Research finds that face-to-face bullying is more common than cyberbullying
Teenagers report that they experience much more traditional bullying
Today, there has been a shift of focus on cyberbullying rather than face-to-face bullying due to the growing presence of social media. However, a recent study conducted in the UK shows that face-to-face bullying is still very much a problem and is actually much more common than cyberbullying.
The study found that less than 1% of 15 year olds surveyed reported being cyberbullied, 27% reported being bullied in person, and 3% stated that they had been bullied both online and in person.
The lead author of the study, Dr.
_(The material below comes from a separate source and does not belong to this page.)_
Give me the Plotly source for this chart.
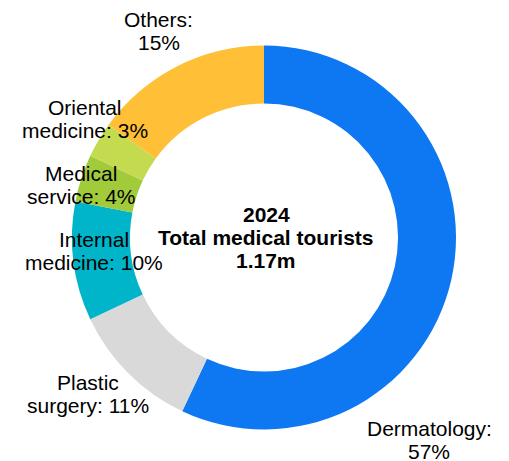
import plotly.graph_objects as go

# Share of medical tourists by specialty, 2024 (percent)
categories = ["Dermatology", "Plastic surgery", "Internal medicine",
              "Medical service", "Oriental medicine", "Others"]
shares = [57, 11, 10, 4, 3, 15]
colors = ["#0E78F2", "#D9D9D9", "#00B4CA", "#A1CB3A", "#C5DB4F", "#FFBF37"]

center_lines = ["2024", "Total medical tourists", "1.17m"]

W, H = 509, 461
FONT = "Liberation Sans, Arial, sans-serif"
SIZE = 21

# label anchor per slice: (centre x px, first baseline y px)
label_pos = {
    "Dermatology": (429, 435.5),
    "Plastic surgery": (88, 390),
    "Internal medicine": (94, 246.5),
    "Medical service": (81, 181),
    "Oriental medicine": (85, 115),
    "Others": (158.5, 26.5),
}
LINE_GAP = 23

cx, cy, r = 264, 237.5, 192

fig = go.Figure(go.Pie(
    labels=categories,
    values=shares,
    marker=dict(colors=colors, line=dict(width=0)),
    hole=0.698,
    sort=False,
    direction="clockwise",
    rotation=0,
    textinfo="none",
    hoverinfo="label+percent",
    domain=dict(x=[(cx - r) / W, (cx + r) / W],
                y=[(H - cy - r) / H, (H - cy + r) / H]),
    showlegend=False,
))


def baseline_to_paper(py):
    # annotation is centred vertically; shift from baseline to text middle
    return 1 - (py - 0.3465 * SIZE) / H


annotations = []
for cat, val in zip(categories, shares):
    text = f"{cat}: {val}%"
    first, second = text.split(" ", 1)
    x, y0 = label_pos[cat]
    for i, line in enumerate([first, second]):
        annotations.append(dict(
            x=x / W, y=baseline_to_paper(y0 + i * LINE_GAP),
            xref="paper", yref="paper", xanchor="center", yanchor="middle",
            text=line, showarrow=False,
            font=dict(family=FONT, size=SIZE, color="#000000"),
        ))

for i, line in enumerate(center_lines):
    annotations.append(dict(
        x=266 / W, y=baseline_to_paper(222 + i * LINE_GAP),
        xref="paper", yref="paper", xanchor="center", yanchor="middle",
        text=f"<b>{line}</b>", showarrow=False,
        font=dict(family=FONT, size=SIZE, color="#000000"),
    ))

fig.update_layout(
    width=W, height=H,
    margin=dict(l=0, r=0, t=0, b=0),
    paper_bgcolor="#FFFFFF",
    plot_bgcolor="#FFFFFF",
    annotations=annotations,
)

fig.write_html("out.html")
Andrew Przybylski from University of Oxford sums up the results by saying, “despite common perceptions and the growth of the online world for teenagers, our study finds that cyberbullying, on its own, is relatively rare, with face-to-face bullying remaining most common among teenagers.”
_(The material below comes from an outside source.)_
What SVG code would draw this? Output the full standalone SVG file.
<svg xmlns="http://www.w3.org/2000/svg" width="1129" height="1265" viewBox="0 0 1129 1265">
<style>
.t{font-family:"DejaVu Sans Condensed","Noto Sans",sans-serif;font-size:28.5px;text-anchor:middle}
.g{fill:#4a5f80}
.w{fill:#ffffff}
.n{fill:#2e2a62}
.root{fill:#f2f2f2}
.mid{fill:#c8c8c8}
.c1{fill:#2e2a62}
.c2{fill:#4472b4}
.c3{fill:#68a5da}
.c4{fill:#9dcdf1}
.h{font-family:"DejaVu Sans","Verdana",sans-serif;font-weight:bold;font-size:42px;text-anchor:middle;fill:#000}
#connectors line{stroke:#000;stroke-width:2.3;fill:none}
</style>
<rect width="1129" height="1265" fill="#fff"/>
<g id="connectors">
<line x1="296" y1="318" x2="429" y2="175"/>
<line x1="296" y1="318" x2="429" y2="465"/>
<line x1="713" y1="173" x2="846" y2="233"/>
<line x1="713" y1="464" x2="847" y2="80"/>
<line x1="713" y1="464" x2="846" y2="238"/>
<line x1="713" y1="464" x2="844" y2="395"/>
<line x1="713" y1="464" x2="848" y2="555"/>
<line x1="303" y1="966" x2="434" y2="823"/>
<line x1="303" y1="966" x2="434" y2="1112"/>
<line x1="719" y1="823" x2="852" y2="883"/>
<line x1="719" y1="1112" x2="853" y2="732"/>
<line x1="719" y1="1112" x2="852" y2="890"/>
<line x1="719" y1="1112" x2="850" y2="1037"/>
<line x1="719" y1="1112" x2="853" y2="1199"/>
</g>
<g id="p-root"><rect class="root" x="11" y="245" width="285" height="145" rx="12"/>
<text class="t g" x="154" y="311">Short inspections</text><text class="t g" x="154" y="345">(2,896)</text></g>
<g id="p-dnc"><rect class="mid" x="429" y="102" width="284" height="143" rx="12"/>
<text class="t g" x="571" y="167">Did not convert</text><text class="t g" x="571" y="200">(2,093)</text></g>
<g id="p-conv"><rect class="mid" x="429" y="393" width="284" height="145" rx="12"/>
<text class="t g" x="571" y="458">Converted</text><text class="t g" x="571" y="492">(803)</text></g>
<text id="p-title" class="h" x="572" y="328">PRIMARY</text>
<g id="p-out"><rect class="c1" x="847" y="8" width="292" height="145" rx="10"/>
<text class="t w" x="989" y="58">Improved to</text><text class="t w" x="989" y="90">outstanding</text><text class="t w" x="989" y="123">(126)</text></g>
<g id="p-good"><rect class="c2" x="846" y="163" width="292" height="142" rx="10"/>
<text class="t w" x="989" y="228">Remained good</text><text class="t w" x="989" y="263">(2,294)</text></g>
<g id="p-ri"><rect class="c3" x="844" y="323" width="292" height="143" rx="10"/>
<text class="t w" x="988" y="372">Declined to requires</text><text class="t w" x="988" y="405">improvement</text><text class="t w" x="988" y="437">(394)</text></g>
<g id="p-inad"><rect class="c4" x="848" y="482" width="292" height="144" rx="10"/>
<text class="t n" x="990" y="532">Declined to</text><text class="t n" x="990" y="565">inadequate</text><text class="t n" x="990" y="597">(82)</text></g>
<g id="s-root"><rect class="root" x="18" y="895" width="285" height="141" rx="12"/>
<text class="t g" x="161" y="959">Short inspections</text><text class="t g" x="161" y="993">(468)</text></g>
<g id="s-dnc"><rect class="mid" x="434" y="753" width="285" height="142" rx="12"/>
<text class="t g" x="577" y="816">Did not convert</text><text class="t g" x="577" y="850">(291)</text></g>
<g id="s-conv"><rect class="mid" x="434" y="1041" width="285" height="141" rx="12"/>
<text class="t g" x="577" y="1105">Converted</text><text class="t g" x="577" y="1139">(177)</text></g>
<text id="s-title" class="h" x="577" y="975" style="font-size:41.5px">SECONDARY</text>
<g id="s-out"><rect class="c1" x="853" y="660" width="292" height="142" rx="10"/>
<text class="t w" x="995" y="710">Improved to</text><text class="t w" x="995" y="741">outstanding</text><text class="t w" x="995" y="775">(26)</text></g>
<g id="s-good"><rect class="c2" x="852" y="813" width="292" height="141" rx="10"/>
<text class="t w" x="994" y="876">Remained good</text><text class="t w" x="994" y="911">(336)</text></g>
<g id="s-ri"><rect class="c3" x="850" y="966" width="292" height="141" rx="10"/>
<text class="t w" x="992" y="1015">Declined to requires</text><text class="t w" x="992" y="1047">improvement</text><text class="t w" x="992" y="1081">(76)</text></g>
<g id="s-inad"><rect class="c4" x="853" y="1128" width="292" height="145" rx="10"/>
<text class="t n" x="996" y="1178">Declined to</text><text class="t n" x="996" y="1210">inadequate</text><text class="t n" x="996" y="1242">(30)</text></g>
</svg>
So if we want to continue to solve the issue of bullying as a whole we need to start focusing on traditional face-to-face bullying in addition to cyberbullying. Professor Dieter Wolke from the University of Warwick offers up his opinion on this by saying, “any intervention to reduce bullying and the adverse mental health effects caused by victimisation must include efforts to reduce traditional bullying.” Without treating traditional face-to-face bullying we will never be able to fully address the problem of bullying as a whole.